To succeed on her hostile work environment claim, Watkins is required to establish that:
(1) she was subjected to a hostile work environment, and (2) Wesley Homes is liable for the harassment that caused the hostile environment to exist. Fried v. Wynn Las Vegas, 18 F.4th 643, 647 (9th Cir. 2021). To meet the first element, she must show: (1) she was subjected to verbal or physical conduct of a sexual or racial nature; (2) the conduct was unwelcome; and (3) “the conduct was sufficiently severe or pervasive to alter the conditions of employment and create an abusive working environment.” Id. (citing Little v. Windermere Relocation, Inc., 301 F.3d 958, 966 (9th Cir. 2002)); see also Harris v. Forklift Sys., Inc., 510 U.S. 17, 21 (1993) (“When the workplace is permeated with discriminatory intimidation, ridicule, and insult that is sufficiently severe or pervasive to alter the conditions of the victim’s employment and create an abusive working environment, Title VII is violated.” (citation modified)). “To determine whether conduct was sufficiently severe or pervasive,” courts examine “all the circumstances, including the frequency of the discriminatory conduct; its severity; whether it is physically threatening or humiliating, or a mere offensive utterance; and whether it unreasonably interferes with an employee’s work performance.” Vasquez v. Cnty. of Los Angeles, 349 F.3d 634, 642 (9th Cir. 2003) (citation modified). “[O]ffhand comments[ ] and isolated incidents (unless extremely serious) will not amount to discriminatory changes in the terms and conditions of employment[.]” Faragher v. City of Boca Raton, 524 U.S. 775, 788 (1998).

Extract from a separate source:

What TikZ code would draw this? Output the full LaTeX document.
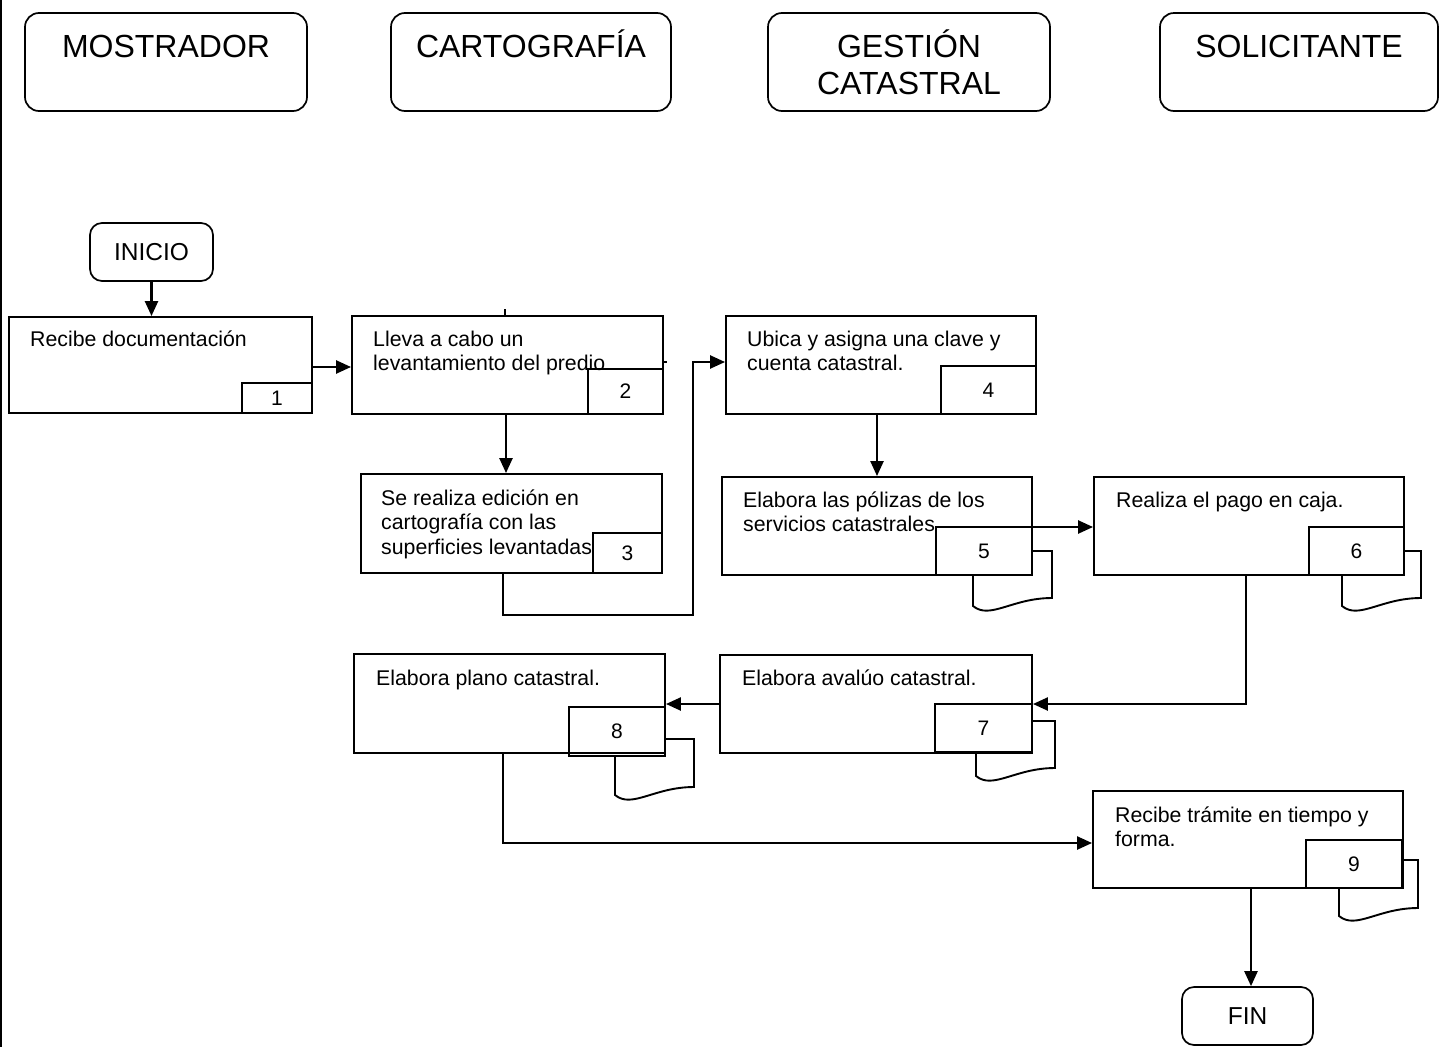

As with her original complaint, Watkins’s amended complaint fails to allege conduct sufficiently severe or pervasive to alter the conditions of her employment. Much of the amended complaint “offers ‘labels and conclusions’ [and] ‘a formulaic recitation of the elements of a cause of action [that] will not do.’ ” Iqbal, 556 at 678 (quoting Twombly, 550 U.S. at 555). Watkins alleges that she was “directed by email” to report to her supervisor’s office “regarding the funeral,” had a request for the Executive Director’s attendance at the meeting (as permitted by the employee handbook) denied, and was threatened to be labeled as insubordinate or with termination if she “did not meet alone and agree to be ‘trained’ and sign a write-up.” Dkt. No. 33 at 2. She alleges that there was “[a] witness…present…during part of the meeting.” Id.
These allegations are not frequent or severe enough to constitute a hostile work environment. Taken together, Watkins’s allegations identify one meeting in which her supervisor said she needed training and that failure to comply would result in termination. Id. at 2–3. Watkins suggests that this meeting failed to comply with Wesley Home’s “progressive discipline” policy, but that appears inconsistent with the fact that she was specifically not terminated at this meeting. Id. at 2. And in any event, “the mere threat of termination does not constitute an adverse employment action.” Hellman v. Weisberg, 360 F. App’x 776, 779 (9th Cir. 2009). Moreover, considering “all the circumstances,” Vasquez, 349 F.3d at 642, including that there was “[a] witness…present…during part of the meeting,” Dkt. No. 33 at 2, it does not appear that the Executive Director’s absence from the meeting elevated the circumstances to the level of a hostile work environment.
Watkins’s allegations do not constitute “physically threatening or humiliating” conduct, nor do they demonstrate an “unreasonabl[e] interfere[nce] with…work performance.” Vasquez, 349 F.3d at 642. At most, her allegations appear to demonstrate “isolated incidents” that do not amount to “discriminatory changes in the terms and conditions of employment[.]” Faragher, 524 U.S. at 788. Therefore, the Court dismisses Watkins’s hostile work environment claim.
Based on this, the court held that dismissal was warranted.